> RECORDS
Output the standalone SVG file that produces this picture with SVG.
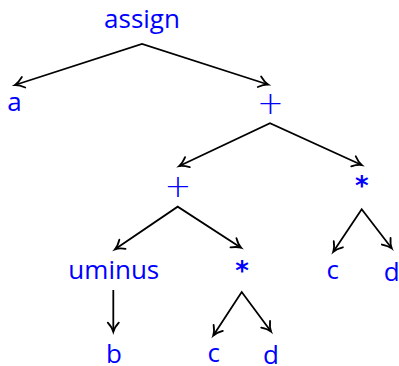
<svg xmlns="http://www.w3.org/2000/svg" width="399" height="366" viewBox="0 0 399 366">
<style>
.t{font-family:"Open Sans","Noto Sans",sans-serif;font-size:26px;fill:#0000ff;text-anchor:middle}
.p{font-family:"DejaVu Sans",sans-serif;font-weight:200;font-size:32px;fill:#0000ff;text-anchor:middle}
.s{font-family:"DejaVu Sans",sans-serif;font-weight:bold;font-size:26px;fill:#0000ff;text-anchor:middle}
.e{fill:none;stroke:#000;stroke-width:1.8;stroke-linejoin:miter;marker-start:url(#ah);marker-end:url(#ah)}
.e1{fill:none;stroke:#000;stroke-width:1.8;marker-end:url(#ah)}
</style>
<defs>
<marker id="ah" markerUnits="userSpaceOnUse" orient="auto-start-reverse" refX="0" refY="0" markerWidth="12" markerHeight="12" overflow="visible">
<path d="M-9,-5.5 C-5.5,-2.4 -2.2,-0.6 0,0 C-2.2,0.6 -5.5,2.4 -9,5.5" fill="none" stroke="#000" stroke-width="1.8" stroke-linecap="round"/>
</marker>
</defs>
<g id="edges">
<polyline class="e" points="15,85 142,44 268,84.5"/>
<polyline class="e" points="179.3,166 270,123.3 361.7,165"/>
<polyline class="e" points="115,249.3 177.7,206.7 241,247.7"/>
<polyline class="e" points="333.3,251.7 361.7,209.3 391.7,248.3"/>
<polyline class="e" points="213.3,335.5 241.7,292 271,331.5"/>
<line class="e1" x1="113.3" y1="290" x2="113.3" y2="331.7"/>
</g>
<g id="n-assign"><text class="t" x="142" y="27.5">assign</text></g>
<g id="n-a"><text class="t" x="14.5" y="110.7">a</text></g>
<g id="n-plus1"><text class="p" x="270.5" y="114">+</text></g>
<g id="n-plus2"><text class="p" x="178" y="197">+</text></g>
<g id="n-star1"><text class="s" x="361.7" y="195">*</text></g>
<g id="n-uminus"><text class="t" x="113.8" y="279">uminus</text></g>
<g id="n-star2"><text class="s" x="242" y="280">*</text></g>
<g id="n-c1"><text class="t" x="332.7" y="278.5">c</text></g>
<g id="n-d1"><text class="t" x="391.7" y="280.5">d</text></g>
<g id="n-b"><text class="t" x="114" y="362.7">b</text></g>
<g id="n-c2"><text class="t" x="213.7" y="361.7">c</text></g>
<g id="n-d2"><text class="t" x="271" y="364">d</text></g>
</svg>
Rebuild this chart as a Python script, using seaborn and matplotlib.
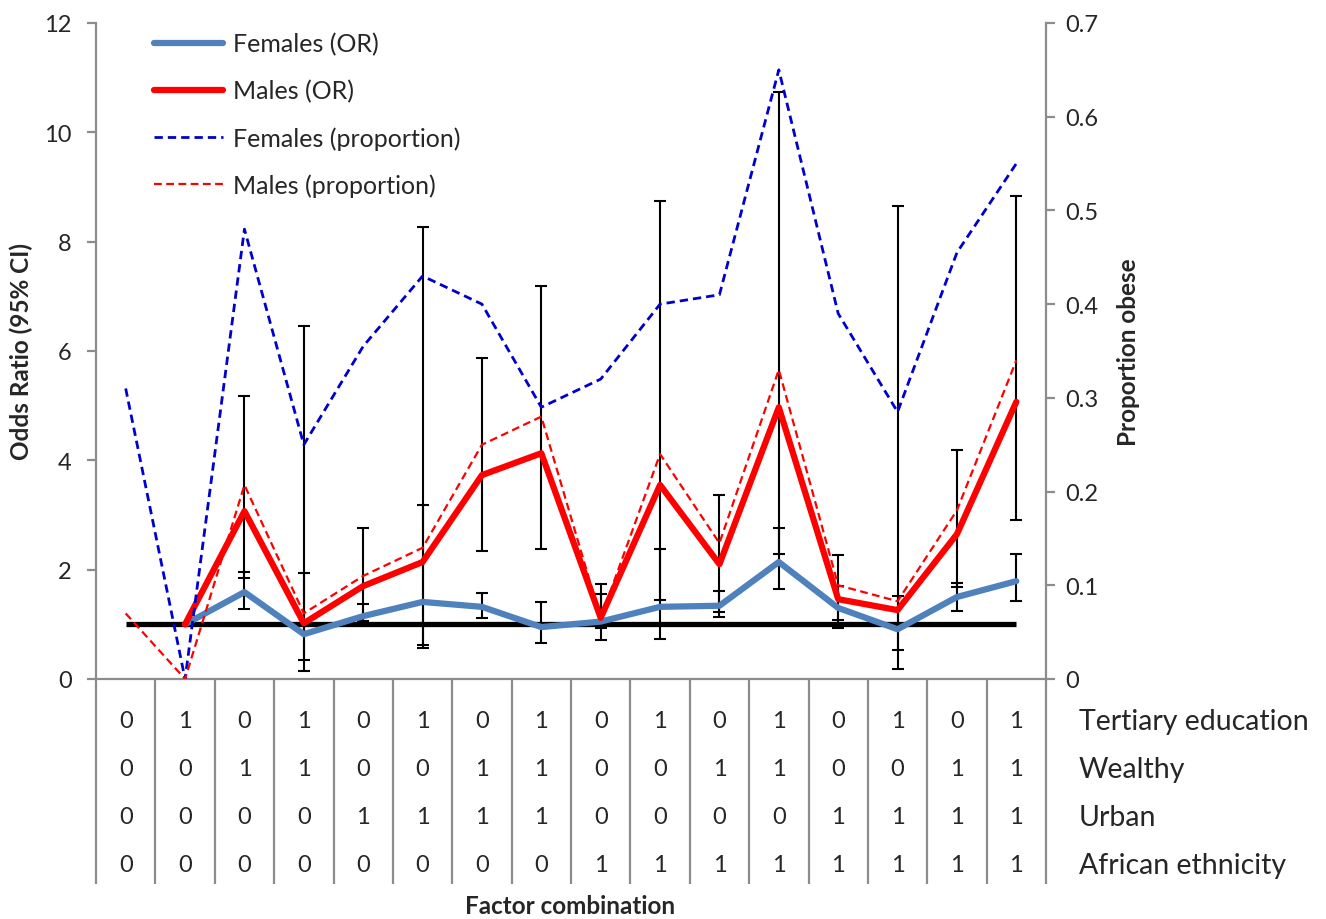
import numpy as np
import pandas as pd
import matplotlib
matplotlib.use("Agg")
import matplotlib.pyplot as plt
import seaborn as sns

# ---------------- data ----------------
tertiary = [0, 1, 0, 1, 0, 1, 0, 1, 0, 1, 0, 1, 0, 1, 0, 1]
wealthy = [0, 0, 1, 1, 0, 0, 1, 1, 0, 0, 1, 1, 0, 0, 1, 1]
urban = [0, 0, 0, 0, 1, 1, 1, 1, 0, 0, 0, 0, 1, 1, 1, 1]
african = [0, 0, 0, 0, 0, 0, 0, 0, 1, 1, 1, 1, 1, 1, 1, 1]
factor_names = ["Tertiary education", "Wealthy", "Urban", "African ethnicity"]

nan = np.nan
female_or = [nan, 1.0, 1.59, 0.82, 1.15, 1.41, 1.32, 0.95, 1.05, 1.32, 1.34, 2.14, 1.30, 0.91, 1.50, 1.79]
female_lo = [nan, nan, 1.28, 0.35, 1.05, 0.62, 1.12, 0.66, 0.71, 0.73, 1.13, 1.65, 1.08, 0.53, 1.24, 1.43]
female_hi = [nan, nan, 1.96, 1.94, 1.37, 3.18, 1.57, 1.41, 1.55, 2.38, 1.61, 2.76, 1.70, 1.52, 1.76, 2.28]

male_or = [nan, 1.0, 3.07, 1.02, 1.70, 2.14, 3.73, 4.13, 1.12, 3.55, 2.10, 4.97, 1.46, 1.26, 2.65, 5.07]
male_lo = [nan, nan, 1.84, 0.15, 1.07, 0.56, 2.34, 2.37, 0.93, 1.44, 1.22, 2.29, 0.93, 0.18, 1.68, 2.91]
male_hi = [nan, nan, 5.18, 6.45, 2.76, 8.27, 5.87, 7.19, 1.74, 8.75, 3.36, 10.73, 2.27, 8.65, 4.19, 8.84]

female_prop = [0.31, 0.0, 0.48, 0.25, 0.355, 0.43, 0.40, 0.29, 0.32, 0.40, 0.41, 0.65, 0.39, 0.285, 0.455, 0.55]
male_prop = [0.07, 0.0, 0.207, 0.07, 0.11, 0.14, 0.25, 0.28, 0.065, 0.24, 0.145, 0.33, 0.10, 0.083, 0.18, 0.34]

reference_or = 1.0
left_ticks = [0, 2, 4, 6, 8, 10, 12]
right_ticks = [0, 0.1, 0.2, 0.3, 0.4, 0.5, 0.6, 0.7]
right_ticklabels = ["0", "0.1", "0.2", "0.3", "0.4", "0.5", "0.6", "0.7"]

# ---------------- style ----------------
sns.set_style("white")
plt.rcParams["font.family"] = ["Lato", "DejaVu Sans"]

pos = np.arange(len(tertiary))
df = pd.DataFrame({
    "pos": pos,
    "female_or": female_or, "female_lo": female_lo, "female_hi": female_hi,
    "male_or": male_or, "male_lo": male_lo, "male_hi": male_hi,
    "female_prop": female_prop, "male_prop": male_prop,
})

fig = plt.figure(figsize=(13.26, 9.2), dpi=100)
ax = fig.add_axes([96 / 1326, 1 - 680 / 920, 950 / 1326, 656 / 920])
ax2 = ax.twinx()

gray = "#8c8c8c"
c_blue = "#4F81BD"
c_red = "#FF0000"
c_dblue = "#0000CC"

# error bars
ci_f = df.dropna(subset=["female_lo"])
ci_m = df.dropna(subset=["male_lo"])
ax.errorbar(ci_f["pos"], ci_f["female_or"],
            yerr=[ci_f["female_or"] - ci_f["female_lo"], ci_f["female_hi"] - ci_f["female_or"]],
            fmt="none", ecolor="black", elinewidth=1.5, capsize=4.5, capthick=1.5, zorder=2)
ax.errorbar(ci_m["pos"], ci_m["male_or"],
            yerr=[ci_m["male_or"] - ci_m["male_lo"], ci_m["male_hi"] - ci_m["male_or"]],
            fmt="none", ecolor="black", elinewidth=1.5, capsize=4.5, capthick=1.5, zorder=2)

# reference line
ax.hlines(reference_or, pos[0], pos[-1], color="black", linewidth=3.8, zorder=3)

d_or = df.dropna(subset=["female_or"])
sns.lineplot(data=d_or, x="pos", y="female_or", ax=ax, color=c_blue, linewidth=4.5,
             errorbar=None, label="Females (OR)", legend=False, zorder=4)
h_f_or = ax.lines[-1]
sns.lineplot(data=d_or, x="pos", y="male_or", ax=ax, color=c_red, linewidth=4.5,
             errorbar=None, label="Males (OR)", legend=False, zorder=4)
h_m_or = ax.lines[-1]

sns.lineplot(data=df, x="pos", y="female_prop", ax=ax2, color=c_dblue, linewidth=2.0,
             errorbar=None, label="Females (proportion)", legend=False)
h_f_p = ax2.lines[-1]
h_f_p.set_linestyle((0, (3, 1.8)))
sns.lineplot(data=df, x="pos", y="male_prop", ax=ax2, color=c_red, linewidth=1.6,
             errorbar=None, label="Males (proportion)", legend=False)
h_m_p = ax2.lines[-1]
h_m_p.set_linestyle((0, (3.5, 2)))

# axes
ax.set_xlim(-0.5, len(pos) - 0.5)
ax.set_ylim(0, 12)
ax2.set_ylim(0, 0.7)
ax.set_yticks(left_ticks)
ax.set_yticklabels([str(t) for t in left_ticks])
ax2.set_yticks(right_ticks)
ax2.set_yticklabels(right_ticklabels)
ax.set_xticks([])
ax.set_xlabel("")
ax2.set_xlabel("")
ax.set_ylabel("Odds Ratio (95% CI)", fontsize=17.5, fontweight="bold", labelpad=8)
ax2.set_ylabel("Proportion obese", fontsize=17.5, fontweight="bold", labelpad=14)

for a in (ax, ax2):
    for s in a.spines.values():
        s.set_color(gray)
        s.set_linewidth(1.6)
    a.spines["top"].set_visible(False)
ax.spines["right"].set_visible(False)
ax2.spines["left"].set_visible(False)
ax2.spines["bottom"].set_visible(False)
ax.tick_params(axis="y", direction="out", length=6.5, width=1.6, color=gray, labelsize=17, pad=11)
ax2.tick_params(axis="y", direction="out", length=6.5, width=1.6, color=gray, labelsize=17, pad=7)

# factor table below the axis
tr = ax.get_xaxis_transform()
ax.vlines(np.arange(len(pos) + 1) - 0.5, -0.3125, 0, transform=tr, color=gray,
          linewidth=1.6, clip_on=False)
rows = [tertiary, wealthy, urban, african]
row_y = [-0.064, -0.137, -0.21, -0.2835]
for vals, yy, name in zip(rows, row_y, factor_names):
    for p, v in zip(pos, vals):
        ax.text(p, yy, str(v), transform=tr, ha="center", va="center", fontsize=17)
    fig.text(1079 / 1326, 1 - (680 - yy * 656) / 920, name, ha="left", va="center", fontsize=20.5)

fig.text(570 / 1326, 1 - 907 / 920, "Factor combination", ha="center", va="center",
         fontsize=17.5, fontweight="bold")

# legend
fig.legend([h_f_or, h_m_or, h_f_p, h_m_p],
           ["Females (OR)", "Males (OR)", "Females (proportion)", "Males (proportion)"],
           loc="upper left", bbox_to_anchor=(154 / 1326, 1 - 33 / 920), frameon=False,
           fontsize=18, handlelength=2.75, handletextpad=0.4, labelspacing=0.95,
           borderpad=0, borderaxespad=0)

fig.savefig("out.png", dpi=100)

> SET PROBLEM
Look above for every line with the word "matplotlib" and copy it.

> FULL ANSWER
Rebuild this chart as a Python script, using seaborn and matplotlib.
import matplotlib
matplotlib.use("Agg")
import matplotlib.pyplot as plt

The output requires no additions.